Moore adds: “It’s not just [fewer] bookings, it’s also the amount of photos taken on a shoots. In the past brands would want front, side, back, all styled images but now it’s just a very basic front shot to show the product is available in a size 18. Something has shifted. Celebrities famous for their curves have dramatically lost weight – Kim Kardashian slimmed down to fit into Marilyn Monroe’s dress for the Met Ball 2022 – the trickle down via social media has created a new obsession with skinny.”

Hannah Janes been a model for 20 years, and decided she didn’t want to put her body and mental health through the pressure to staying skinny (Hannah Moore)
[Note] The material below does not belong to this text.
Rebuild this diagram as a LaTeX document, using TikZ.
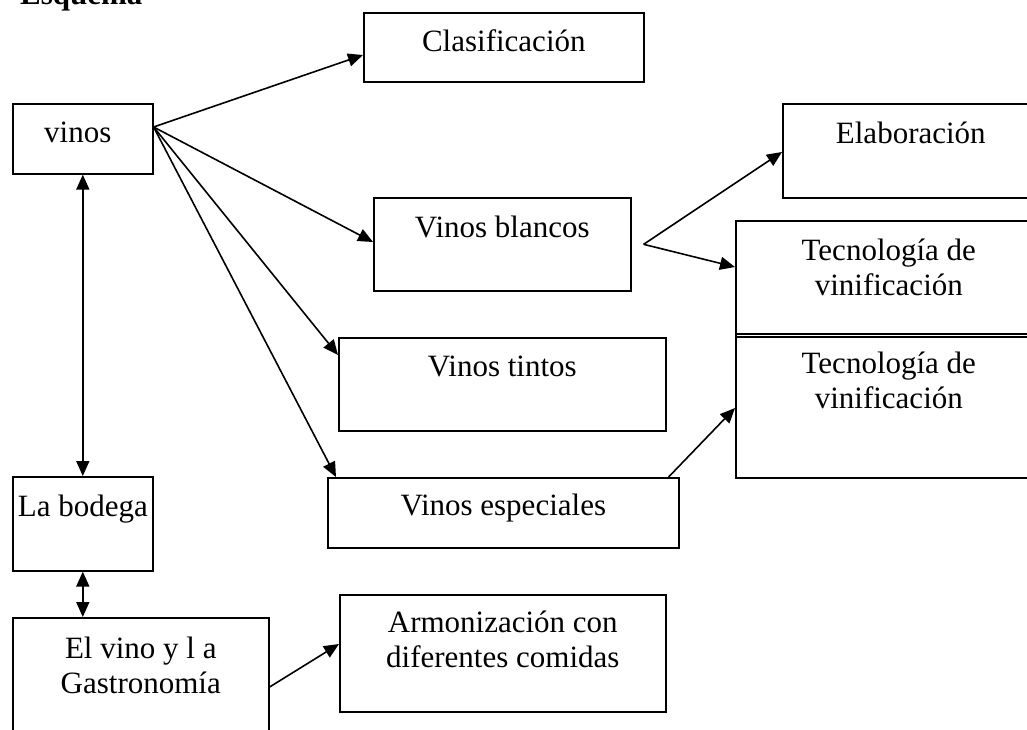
\documentclass[tikz,border=0pt]{standalone}
\usepackage{fontspec}
\setmainfont{Liberation Serif}
\usetikzlibrary{arrows.meta,calc}
\tikzset{
  box/.style={draw, line width=1.6pt, inner sep=0pt, anchor=north west},
  txt/.style={inner sep=0pt, anchor=north, align=center, font=\fontsize{31}{35}\selectfont},
  arr/.style={line width=1.6pt, -{Triangle[length=15pt,width=13pt]}},
  darr/.style={line width=1.6pt, {Triangle[length=15pt,width=13pt]}-{Triangle[length=15pt,width=13pt]}},
}
\begin{document}
\begin{tikzpicture}[x=1pt,y=-1pt]
\clip (0,0) rectangle (1027,729);
\fill[white] (0,0) rectangle (1027,729);
\node[inner sep=0pt, anchor=base west, font=\fontsize{31}{34}\selectfont\bfseries] (title) at (20,4) {Esquema};
% boxes
\node[box, minimum width=280pt, minimum height=69pt] (clas) at (363,12) {};
\node[box, minimum width=140pt, minimum height=70pt] (vinos) at (12,103) {};
\node[box, minimum width=256pt, minimum height=94pt] (elab) at (782,103) {};
\node[box, minimum width=257pt, minimum height=93pt] (blancos) at (373,197) {};
\node[box, minimum width=306pt, minimum height=116pt] (tec1) at (735,220) {};
\node[box, minimum width=327pt, minimum height=93pt] (tintos) at (338,337) {};
\node[box, minimum width=306pt, minimum height=144pt] (tec2) at (735,333) {};
\node[box, minimum width=140pt, minimum height=94pt] (bodega) at (12,476) {};
\node[box, minimum width=351pt, minimum height=70pt] (esp) at (327,477) {};
\node[box, minimum width=256pt, minimum height=130pt] (elvino) at (12,617) {};
\node[box, minimum width=326pt, minimum height=117pt] (armon) at (339,594) {};
% texts
\node[txt] (tclas) at ([yshift=-17pt]clas.north) {Clasificación};
\node[txt] (tvinos) at ([yshift=-19pt,xshift=-5pt]vinos.north) {vinos};
\node[txt] (telab) at ([yshift=-19pt]elab.north) {Elaboración};
\node[txt] (tblancos) at ([yshift=-19pt]blancos.north) {Vinos blancos};
\node[txt] (ttec1) at ([yshift=-19pt]tec1.north) {Tecnología de\\vinificación};
\node[txt] (ttintos) at ([yshift=-19pt]tintos.north) {Vinos tintos};
\node[txt] (ttec2) at ([yshift=-19pt]tec2.north) {Tecnología de\\vinificación};
\node[txt] (tbodega) at ([yshift=-19pt]bodega.north) {La bodega};
\node[txt] (tesp) at ([yshift=-17pt]esp.north) {Vinos especiales};
\node[txt] (telvino) at ([yshift=-20pt]elvino.north) {El vino y l a\\Gastronomía};
\node[txt] (tarmon) at ([yshift=-17pt]armon.north) {Armonización con\\diferentes comidas};
% connector points
\coordinate (vsrc) at ([yshift=-24pt]vinos.north east);
\coordinate (bsplit) at ([xshift=12pt]blancos.east);
% connectors
\draw[arr] (vsrc) -- ([yshift=-43pt]clas.north west);
\draw[arr] (vsrc) -- ([yshift=-45pt]blancos.north west);
\draw[arr] (vsrc) -- ([yshift=-18pt]tintos.north west);
\draw[arr] (vsrc) -- ([xshift=9pt]esp.north west);
\draw[darr] (vinos.south) -- (bodega.north);
\draw[darr] (bodega.south) -- (bodega.south |- elvino.north);
\draw[arr] (bsplit) -- ([yshift=-49pt]elab.north west);
\draw[arr] (bsplit) -- ([yshift=-47pt]tec1.north west);
\draw[arr] ([xshift=-11pt]esp.north east) -- ([yshift=-75pt]tec2.north west);
\draw[arr] ([yshift=-70pt]elvino.north east) -- ([yshift=-50pt]armon.north west);
\end{tikzpicture}
\end{document}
British curve model Hannah Janes has been in the industry 20 years. Her career started as UK size 4 – 8 model aged 12, but she made a natural transition to curve not wanting to put her body and mental health through the trauma of eating disorders. She says: “It just wasn’t a good mental health decision for me anymore to work as a straight model, making that transition has absolutely changed my life.”
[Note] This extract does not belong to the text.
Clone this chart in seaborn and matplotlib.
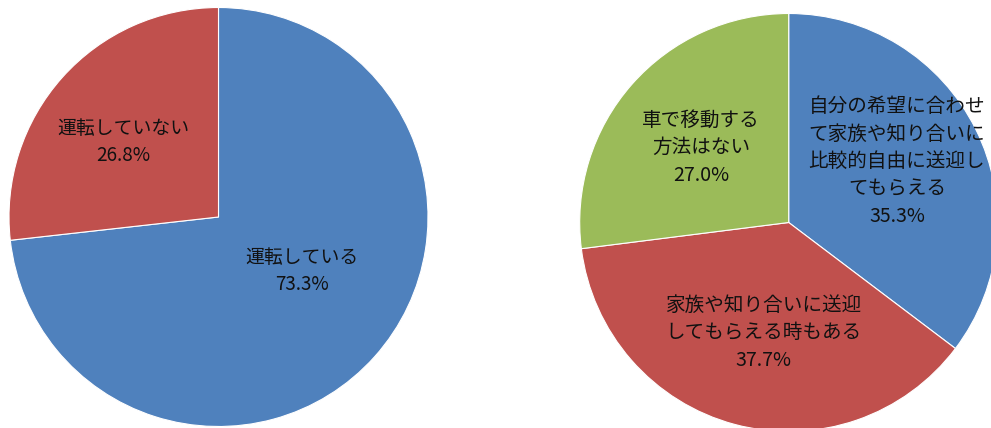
import matplotlib
matplotlib.use("Agg")
import matplotlib.pyplot as plt
import seaborn as sns

sns.set_theme(style="white")
plt.rcParams['font.family'] = ['Noto Sans CJK JP', 'DejaVu Sans']

W, H = 991, 428

# Left pie: whether the respondent drives
drive_labels = ["運転している", "運転していない"]
drive_values = [73.3, 26.8]

# Right pie: how non-drivers get around by car
ride_labels = [
    "自分の希望に合わせ\nて家族や知り合いに\n比較的自由に送迎し\nてもらえる",
    "家族や知り合いに送迎\nしてもらえる時もある",
    "車で移動する\n方法はない",
]
ride_values = [35.3, 37.7, 27.0]

palette = sns.color_palette(["#4F81BD", "#C0504D", "#9BBB59"])

# Layout in pixel units (y measured from the top)
left_pie = dict(center=(218.5, 217.0), radius=209.5, font=13.6)
right_pie = dict(center=(788.7, 222.5), radius=209.0, font=14.1)
left_label_pos = [(302, 271), (123, 142)]
right_label_pos = [(897, 161.5), (763, 333), (701, 147.5)]
line_pitch = 27.5

fig = plt.figure(figsize=(W / 100, H / 100), dpi=100)
ax = fig.add_axes([0, 0, 1, 1])


def draw_pie(values, labels, layout, label_pos):
    cx, cy = layout["center"]
    ax.pie(
        values,
        colors=palette[: len(values)],
        startangle=90,
        counterclock=False,
        center=(cx, H - cy),
        radius=layout["radius"],
        wedgeprops=dict(edgecolor="white", linewidth=0.8),
    )
    for label, val, (x, y) in zip(labels, values, label_pos):
        lines = label.split("\n") + [f"{val:.1f}%"]
        top = y - line_pitch * (len(lines) - 1) / 2
        for i, line in enumerate(lines):
            ax.text(x, H - (top + i * line_pitch), line, ha="center", va="center",
                    fontsize=layout["font"], color="#111111")


draw_pie(drive_values, drive_labels, left_pie, left_label_pos)
draw_pie(ride_values, ride_labels, right_pie, right_label_pos)

ax.set_xlim(0, W)
ax.set_ylim(0, H)
ax.set_aspect("equal")
ax.axis("off")

fig.savefig("out.png", dpi=100)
Janes has first-hand experience being told “we don’t shoot curve”. It provokes a familiar feeling of insecurity: “I’m thinking what do you mean you don’t shoot curve. Those regular weekly jobs have just disappeared for me and now they’re shooting maybe once a month. It’s very odd from last year, calling my booker from a random hotel in Italy on the verge of burnout, thinking I need some time off to this year hoping I can pay my rent this month.”
She adds: “The word ‘fat’ ... is often used as an insult, people who want to insult me online will say “oh now you’re a fat model” as if that means that I’m not a real one. It’s ingrained in our culture.”
The model casting experience is notorious for being unkind, with casting directors barely looking at a model’s book. Moore describes what she went through: “An important moment we wanted to share was in episode 2 where we recreate a pretty standard model casting experience. You’re basically given a white t-shirt and pair of skinny jeans to take some images in. I don’t think people realise how vulnerable and powerful that moment was to share ... to go to a casting an unfortunately not fit into the clothes. Although it didn’t click immediately I realised how important that moment was for people to see and for women like me. The size of the garment was most likely the largest size offered, we can’t just ask for the next size up, it doesn’t exist.”
Episode 5 sees Moore discusses the importance of her Samoan heritage. She says: “I don’t think culture is recognised as something to celebrate in the fashion industry. I believe I got where I am today because of my ambiguity not because my Samoaness was being celebrated. In the documentary I say if I looked more Samoan I don’t think I’d have the career I have today and I’ve struggled with a lot of guilt because of that, having opportunities other Pacific people don’t get just because I sit more easily into Western beauty ideals.”
While the rise of Ozempic is bringing skinny back we have to look at the deeper question of why that beauty ideal is so desirable. Many scholars, activists, and cultural critics argue that racism is woven into the history of the “skinny ideal” and the fashion industry’s preference for less curvy bodies. The current moment with GLP-1s and a resurgence of “thinness” is tapping into those deeper histories. Why is curve dropping off the runway, ads and even stock rooms? With the rise of right wing politics worldwide, it seems the runway has followed suit, rolling back body diversity and pushing curve models out of the frame. This documentary is critical in raising all of these questions from cruel casting rooms to investigating why brands don’t dive into the curve economy.